PROBLEM DETAILS: Copy all lines below containing "seaborn".

INFORMATION PROVIDED:

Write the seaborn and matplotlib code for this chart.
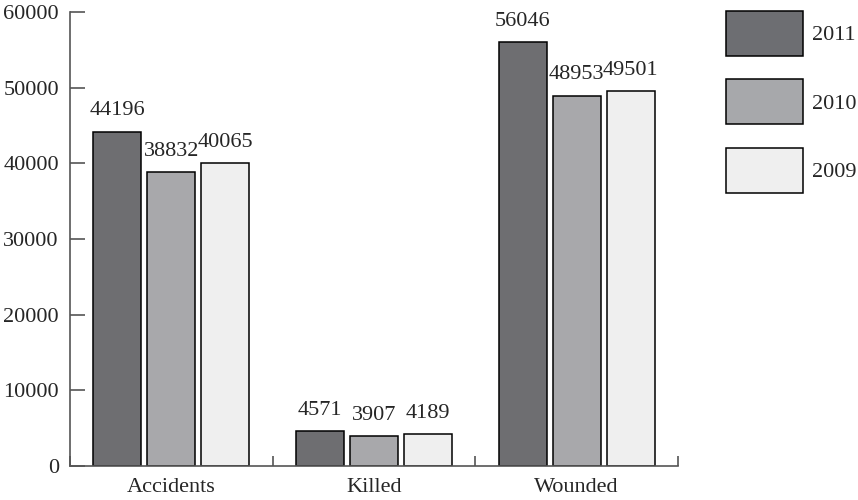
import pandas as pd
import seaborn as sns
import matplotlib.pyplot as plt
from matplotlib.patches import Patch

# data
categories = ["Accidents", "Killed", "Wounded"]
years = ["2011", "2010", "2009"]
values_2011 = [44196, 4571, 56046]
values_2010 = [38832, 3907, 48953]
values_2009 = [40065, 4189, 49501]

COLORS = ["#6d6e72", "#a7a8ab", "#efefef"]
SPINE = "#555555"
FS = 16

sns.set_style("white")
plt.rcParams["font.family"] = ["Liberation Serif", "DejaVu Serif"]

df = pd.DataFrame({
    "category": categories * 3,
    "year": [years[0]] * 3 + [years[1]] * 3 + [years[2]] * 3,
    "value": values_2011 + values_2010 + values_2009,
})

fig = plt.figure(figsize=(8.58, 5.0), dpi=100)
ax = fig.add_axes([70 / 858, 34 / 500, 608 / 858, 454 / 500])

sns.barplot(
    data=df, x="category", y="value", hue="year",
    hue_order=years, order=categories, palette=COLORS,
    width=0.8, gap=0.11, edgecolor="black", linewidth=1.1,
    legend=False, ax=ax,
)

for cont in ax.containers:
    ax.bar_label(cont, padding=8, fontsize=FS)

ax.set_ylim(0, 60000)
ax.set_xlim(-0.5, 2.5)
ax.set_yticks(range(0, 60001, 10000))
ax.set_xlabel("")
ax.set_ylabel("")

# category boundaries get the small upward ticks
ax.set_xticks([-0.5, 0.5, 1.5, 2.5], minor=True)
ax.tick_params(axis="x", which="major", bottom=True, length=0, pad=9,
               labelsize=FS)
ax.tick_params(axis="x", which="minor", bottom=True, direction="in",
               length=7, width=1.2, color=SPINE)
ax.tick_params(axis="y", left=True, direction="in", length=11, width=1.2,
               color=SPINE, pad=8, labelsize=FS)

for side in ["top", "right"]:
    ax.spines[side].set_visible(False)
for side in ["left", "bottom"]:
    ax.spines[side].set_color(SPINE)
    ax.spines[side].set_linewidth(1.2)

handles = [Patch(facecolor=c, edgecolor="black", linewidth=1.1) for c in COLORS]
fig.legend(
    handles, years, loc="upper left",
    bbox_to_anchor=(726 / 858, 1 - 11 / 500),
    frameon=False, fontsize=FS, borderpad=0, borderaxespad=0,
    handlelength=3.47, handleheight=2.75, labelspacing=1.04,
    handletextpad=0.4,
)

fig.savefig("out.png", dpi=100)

PROBLEM SOLUTION:
Write the seaborn and matplotlib code for this chart.
import seaborn as sns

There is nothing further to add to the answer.